CORNISH: So one alternative you've written about to address this is having an independent board of, I guess, medical professionals who would issue this, you know, clean bill of health to the candidates. How would it work?

DIAMOND: The goal would be a nonpartisan panel - much like we have a nonpartisan panel picking the frame of the presidential debates - would find medical experts who could assess all the serious candidates, looking at their vitals, looking at their medical history, looking at their mental and physical fitness, an important qualifier for a job that requires decision-making that affects the globe.

CORNISH: But the argument used to be the campaign itself (laughter), which is grueling, was somehow evidence of good health and that that should be enough. I mean, is - can you really please anyone, right? One thing we've learned about the birther argument is that just turning in a piece of paper to the public doesn't necessarily quiet the conspiracy theorists.

DIAMOND: I think you're right, Audie. These campaigns are long. They are grueling. They are in the public eye. If a candidate was hiding a secret illness, we'd probably know it pretty quickly. This is not the 1940s or '50s when candidates could be much more stage-managed and the crowd didn't have camera phones that could immediately beam video live around the world. But I do think there are things that might be behind the scenes, the possibility of some mental condition - dementia, early onset Alzheimer's, a tumor - that we as voters don't know about but we probably should if we're voting to put these people in office to make hugely important decisions that affect all of our lives.

CORNISH: So they've already got to pony up their tax returns, right? The process itself...

DIAMOND: ...Theoretically (laughter).

CORNISH: They're under scrutiny all the time. Do you think they're going to go for this medical examination as well?

DIAMOND: It's a little late this year in the election process to set up a panel. But certainly moving forward, given the amount of care that voters seem to have about this issue, I think not only is it an idea worth exploring, it's an idea that more politicians will be interested in exploring, too.

CORNISH: Of the people who are exploring this idea, do they say how or who would do the setting up? I mean, when it comes to the Commission on Presidential Debates this is in part, you know, part of the media, right?
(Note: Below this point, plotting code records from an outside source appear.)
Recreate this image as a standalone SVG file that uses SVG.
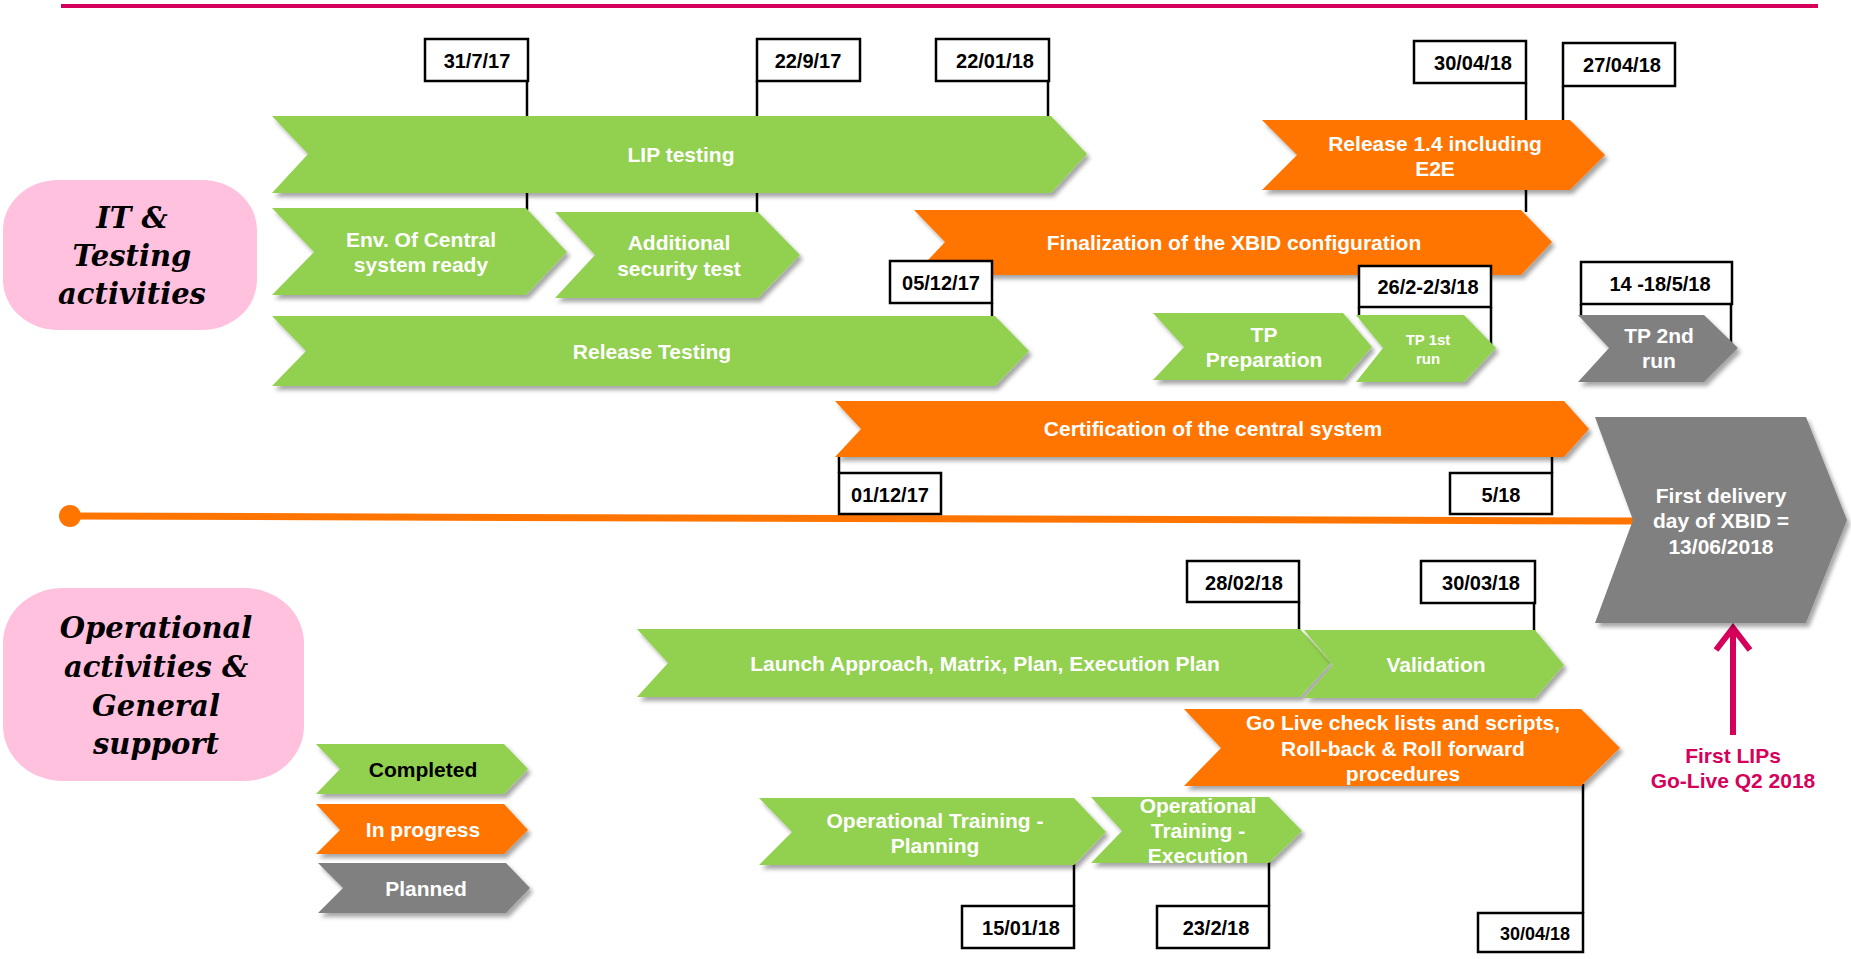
<svg xmlns="http://www.w3.org/2000/svg" width="1851" height="959" viewBox="0 0 1851 959">
<defs>
<filter id="sh" x="-10%" y="-20%" width="130%" height="150%">
<feDropShadow dx="3" dy="4" stdDeviation="2" flood-color="#000" flood-opacity="0.35"/>
</filter>
<style>
.g{fill:#92D050;filter:url(#sh)}
.o{fill:#FF7500;filter:url(#sh)}
.p{fill:#808080;filter:url(#sh)}
.t{font-family:"Liberation Sans",Arial,sans-serif;font-weight:bold;font-size:21px;fill:#fff;text-anchor:middle}
.tk{fill:#000}
.db{fill:#fff;stroke:#000;stroke-width:2.5}
.dt{font-family:"Liberation Sans",Arial,sans-serif;font-weight:bold;font-size:20px;fill:#000;text-anchor:middle}
.dl{stroke:#000;stroke-width:2.5;fill:none}
.cat{fill:#FFC1DD}
.ct{font-family:"DejaVu Serif","Liberation Serif",serif;font-weight:bold;font-style:italic;font-size:29px;fill:#000;text-anchor:middle}
</style>
</defs>
<rect width="1851" height="959" fill="#fff"/>
<line x1="61" y1="6" x2="1818" y2="6" stroke="#D6005B" stroke-width="4"/>

<g id="connectors">
<line class="dl" x1="527" y1="81" x2="527" y2="210"/>
<line class="dl" x1="757" y1="81" x2="757" y2="212"/>
<line class="dl" x1="1048" y1="81" x2="1048" y2="118"/>
<line class="dl" x1="1526" y1="83" x2="1526" y2="212"/>
<line class="dl" x1="1563" y1="86" x2="1563" y2="122"/>
<line class="dl" x1="992" y1="303" x2="992" y2="318"/>
<line class="dl" x1="1359" y1="307" x2="1359" y2="317"/>
<line class="dl" x1="1491" y1="307" x2="1491" y2="345"/>
<line class="dl" x1="1581" y1="304" x2="1581" y2="317"/>
<line class="dl" x1="1731" y1="304" x2="1731" y2="345"/>
<line class="dl" x1="839" y1="455" x2="839" y2="473"/>
<line class="dl" x1="1552" y1="455" x2="1552" y2="473"/>
<line class="dl" x1="1299" y1="602" x2="1299" y2="631"/>
<line class="dl" x1="1534" y1="603" x2="1534" y2="632"/>
<line class="dl" x1="1074" y1="863" x2="1074" y2="906"/>
<line class="dl" x1="1269" y1="861" x2="1269" y2="906"/>
<line class="dl" x1="1583" y1="784" x2="1583" y2="913"/>
<line x1="70" y1="516" x2="1636" y2="521" stroke="#FF7500" stroke-width="7"/>
<circle cx="70" cy="516" r="11" fill="#FF7500"/>
<line x1="1733" y1="735" x2="1733" y2="630" stroke="#D6005B" stroke-width="6"/>
<polyline points="1716,650 1733,628 1750,650" fill="none" stroke="#D6005B" stroke-width="6"/>
</g>

<g id="cat-it">
<rect class="cat" x="3" y="180" width="254" height="150" rx="55" ry="50"/>
<text class="ct" x="132" y="228">IT &amp;</text>
<text class="ct" x="132" y="266">Testing</text>
<text class="ct" x="132" y="304">activities</text>
</g>
<g id="cat-op">
<rect class="cat" x="3" y="588" width="301" height="193" rx="60" ry="55"/>
<text class="ct" x="156" y="638">Operational</text>
<text class="ct" x="156" y="677">activities &amp;</text>
<text class="ct" x="156" y="716">General</text>
<text class="ct" x="156" y="754">support</text>
</g>

<g id="lip-testing"><polygon class="g" points="272,116 1051,116 1087,154 1051,193 272,193 308,154"/><text class="t" x="681" y="162">LIP testing</text></g>
<g id="env-central"><polygon class="g" points="272,208 526,208 567,252 526,295 272,295 314,252"/><text class="t" x="421" y="247">Env. Of Central</text><text class="t" x="421" y="272">system ready</text></g>
<g id="additional-security"><polygon class="g" points="555,212 758,212 800,255 758,298 555,298 595,255"/><text class="t" x="679" y="250">Additional</text><text class="t" x="679" y="276">security test</text></g>
<g id="release-testing"><polygon class="g" points="272,316 995,316 1029,351 995,386 272,386 306,351"/><text class="t" x="652" y="359">Release Testing</text></g>
<g id="finalization"><polygon class="o" points="914,210 1521,210 1552,242 1521,275 914,275 945,242"/><text class="t" x="1234" y="250">Finalization of the XBID configuration</text></g>
<g id="release-14"><polygon class="o" points="1262,120 1570,120 1605,155 1570,190 1262,190 1297,155"/><text class="t" x="1435" y="151">Release 1.4 including</text><text class="t" x="1435" y="176">E2E</text></g>
<g id="tp-preparation"><polygon class="g" points="1153,313 1343,313 1372,347 1343,380 1153,380 1184,347"/><text class="t" x="1264" y="342">TP</text><text class="t" x="1264" y="367">Preparation</text></g>
<g id="tp-1st"><polygon class="g" points="1356,315 1464,315 1496,348 1464,382 1356,382 1383,348"/><text class="t" x="1428" y="345" style="font-size:15px">TP 1st</text><text class="t" x="1428" y="364" style="font-size:15px">run</text></g>
<g id="tp-2nd"><polygon class="p" points="1578,315 1704,315 1738,348 1704,382 1578,382 1609,348"/><text class="t" x="1659" y="343">TP 2nd</text><text class="t" x="1659" y="368">run</text></g>
<g id="certification"><polygon class="o" points="835,401 1564,401 1589,429 1564,457 835,457 861,429"/><text class="t" x="1213" y="436">Certification of the central system</text></g>
<g id="first-delivery"><polygon class="p" points="1595,417 1806,417 1847,520 1806,623 1595,623 1633,520"/><text class="t" x="1721" y="503">First delivery</text><text class="t" x="1721" y="528">day of XBID =</text><text class="t" x="1721" y="554">13/06/2018</text></g>
<g id="launch"><polygon class="g" points="637,629 1300,629 1331,663 1300,697 637,697 668,663"/><text class="t" x="985" y="671">Launch Approach, Matrix, Plan, Execution Plan</text></g>
<g id="validation"><polygon class="g" points="1304,630 1535,630 1564,665 1535,698 1304,698 1333,665"/><text class="t" x="1436" y="672">Validation</text></g>
<g id="go-live"><polygon class="o" points="1184,709 1581,709 1620,748 1581,786 1184,786 1221,748"/><text class="t" x="1403" y="730">Go Live check lists and scripts,</text><text class="t" x="1403" y="756">Roll-back &amp; Roll forward</text><text class="t" x="1403" y="781">procedures</text></g>
<g id="ot-planning"><polygon class="g" points="759,798 1074,798 1106,832 1074,865 759,865 792,832"/><text class="t" x="935" y="828">Operational Training -</text><text class="t" x="935" y="853">Planning</text></g>
<g id="ot-execution"><polygon class="g" points="1091,797 1269,797 1302,831 1269,863 1091,863 1122,831"/><text class="t" x="1198" y="813">Operational</text><text class="t" x="1198" y="838">Training -</text><text class="t" x="1198" y="863">Execution</text></g>
<g id="first-lips"><text class="t" x="1733" y="763" style="fill:#D6005B">First LIPs</text><text class="t" x="1733" y="788" style="fill:#D6005B">Go-Live Q2 2018</text></g>

<g id="legend-completed"><polygon class="g" points="316,744 504,744 528,769 504,794 316,794 340,769"/><text class="t tk" x="423" y="777">Completed</text></g>
<g id="legend-progress"><polygon class="o" points="316,804 504,804 528,830 504,854 316,854 340,830"/><text class="t" x="423" y="837">In progress</text></g>
<g id="legend-planned"><polygon class="p" points="318,863 506,863 530,888 506,913 318,913 343,888"/><text class="t" x="426" y="896">Planned</text></g>

<g id="d-310717"><rect class="db" x="425" y="39" width="103" height="42"/><text class="dt" x="477" y="68">31/7/17</text></g>
<g id="d-220917"><rect class="db" x="757" y="39" width="103" height="42"/><text class="dt" x="808" y="68">22/9/17</text></g>
<g id="d-220118"><rect class="db" x="936" y="39" width="113" height="42"/><text class="dt" x="995" y="68">22/01/18</text></g>
<g id="d-300418a"><rect class="db" x="1414" y="41" width="112" height="42"/><text class="dt" x="1473" y="70">30/04/18</text></g>
<g id="d-270418"><rect class="db" x="1563" y="43" width="112" height="43"/><text class="dt" x="1622" y="72">27/04/18</text></g>
<g id="d-051217"><rect class="db" x="890" y="261" width="102" height="42"/><text class="dt" x="941" y="290">05/12/17</text></g>
<g id="d-2602"><rect class="db" x="1359" y="266" width="132" height="41"/><text class="dt" x="1428" y="294">26/2-2/3/18</text></g>
<g id="d-1418"><rect class="db" x="1581" y="262" width="151" height="42"/><text class="dt" x="1660" y="291">14 -18/5/18</text></g>
<g id="d-011217"><rect class="db" x="839" y="473" width="102" height="41"/><text class="dt" x="890" y="502">01/12/17</text></g>
<g id="d-518"><rect class="db" x="1450" y="473" width="102" height="41"/><text class="dt" x="1501" y="502">5/18</text></g>
<g id="d-280218"><rect class="db" x="1187" y="561" width="112" height="41"/><text class="dt" x="1244" y="590">28/02/18</text></g>
<g id="d-300318"><rect class="db" x="1421" y="561" width="114" height="42"/><text class="dt" x="1481" y="590">30/03/18</text></g>
<g id="d-150118"><rect class="db" x="962" y="906" width="112" height="42"/><text class="dt" x="1021" y="935">15/01/18</text></g>
<g id="d-230218"><rect class="db" x="1157" y="906" width="112" height="42"/><text class="dt" x="1216" y="935">23/2/18</text></g>
<g id="d-300418b"><rect class="db" x="1478" y="913" width="105" height="39"/><text class="dt" x="1535" y="940" style="font-size:18px">30/04/18</text></g>
</svg>
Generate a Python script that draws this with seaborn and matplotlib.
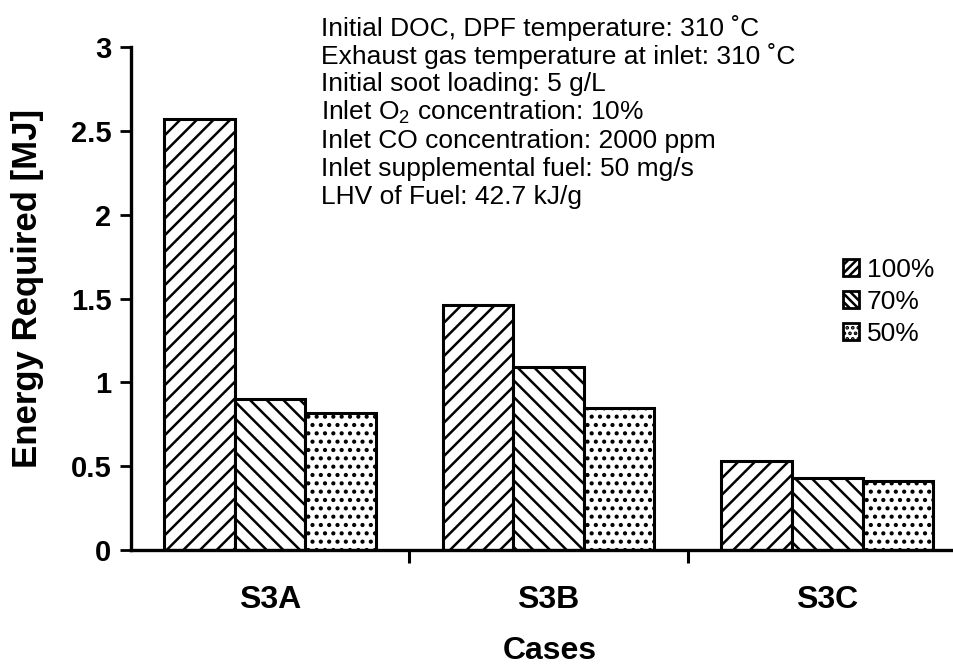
import pandas as pd
import seaborn as sns
import matplotlib.pyplot as plt
import matplotlib.patches as mpatches

# Data
cases = ['S3A', 'S3B', 'S3C']
loads = ['100%', '70%', '50%']
energy_100 = [2.57, 1.46, 0.53]
energy_70 = [0.90, 1.09, 0.43]
energy_50 = [0.82, 0.85, 0.41]

notes = [
    'Initial DOC, DPF temperature: 310 \u02daC',
    'Exhaust gas temperature at inlet: 310 \u02daC',
    'Initial soot loading: 5 g/L',
    'Inlet O$_2$ concentration: 10%',
    'Inlet CO concentration: 2000 ppm',
    'Inlet supplemental fuel: 50 mg/s',
    'LHV of Fuel: 42.7 kJ/g',
]

df = pd.DataFrame({
    'case': cases * 3,
    'load': [l for l in loads for _ in cases],
    'energy': energy_100 + energy_70 + energy_50,
})

sns.set_style('white')
plt.rcParams['font.family'] = ['Liberation Sans', 'DejaVu Sans']
plt.rcParams['mathtext.default'] = 'regular'
plt.rcParams['hatch.linewidth'] = 1.8
plt.rcParams['text.color'] = 'black'
plt.rcParams['axes.labelcolor'] = 'black'
plt.rcParams['xtick.color'] = 'black'
plt.rcParams['ytick.color'] = 'black'

fig = plt.figure(figsize=(9.54, 6.65), dpi=100)
ax = fig.add_axes([0.137, 0.173, 0.863, 0.756])

sns.barplot(data=df, x='case', y='energy', hue='load', hue_order=loads,
            order=cases, palette={l: 'white' for l in loads},
            edgecolor='black', linewidth=2.2, width=0.76,
            legend=False, ax=ax)

hatches = ['//', '\\\\', '..']
for container, h in zip(ax.containers, hatches):
    for bar in container:
        bar.set_hatch(h)

ax.set_ylim(0, 3)
ax.set_xlim(-0.5, 2.455)
ax.set_yticks([0, 0.5, 1, 1.5, 2, 2.5, 3])
ax.set_yticklabels(['0', '0.5', '1', '1.5', '2', '2.5', '3'])
ax.set_xticks([0.5, 1.5], minor=True)

for s in ['top', 'right']:
    ax.spines[s].set_visible(False)
for s in ['left', 'bottom']:
    ax.spines[s].set_linewidth(2.4)
    ax.spines[s].set_color('black')

ax.tick_params(axis='y', which='major', direction='out', length=8, width=2,
               labelsize=21, pad=6, left=True)
ax.tick_params(axis='x', which='major', length=0, labelsize=23, pad=25)
ax.tick_params(axis='x', which='minor', direction='out', length=9, width=2.2,
               bottom=True)
for lbl in ax.get_xticklabels() + ax.get_yticklabels():
    lbl.set_fontweight('bold')

ax.set_xlabel('Cases', fontsize=23, fontweight='bold')
ax.xaxis.set_label_coords(0.509, -0.172)
ax.set_ylabel('Energy Required [MJ]', fontsize=25, fontweight='bold')
ax.yaxis.set_label_coords(-0.105, 0.521)

# notes block
for i, line in enumerate(notes):
    fig.text(0.337, 1 - (28 + 28.2 * i) / 665, line, fontsize=19,
             ha='left', va='center')

legend_hatches = ['////', '\\\\\\\\', '...']
handles = [mpatches.Patch(facecolor='white', edgecolor='black', linewidth=2,
                          hatch=h, label=l)
           for h, l in zip(legend_hatches, loads)]
fig.legend(handles=handles, loc='upper left', bbox_to_anchor=(0.87, 0.632),
           frameon=False, fontsize=19, handlelength=0.6, handleheight=0.6,
           handletextpad=0.3, labelspacing=0.3, borderpad=0)

fig.savefig('out.png', dpi=100)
Like, at a certain point, networks, everybody said, let's all kind of figure out a way to make this work where we can all come together and agree. There's not, like, a bunch of doctors sitting around (laughter), thinking about how they can weigh in on the campaign and, you know, drawing themselves in.

DIAMOND: Well, based...

CORNISH: ...Would it come from the executive? Like, where?

DIAMOND: Based on the conspiracy theories that some doctors have sent me about this campaign, I think there are doctors who want to weigh in - maybe not the doctors that we'd want assessing presidential health. There are panels at Walter Reed and other independent government bodies. Astronauts get assessed by a medical panel. So do pilots. It actually strikes me that many doctors would be interested in serving on such a panel. And certainly different associations that are leaders in the field could find honest, reliable, independent physicians who would serve our country in this way.

CORNISH: Dan Diamond, reporter at Politico. Thanks so much for coming in.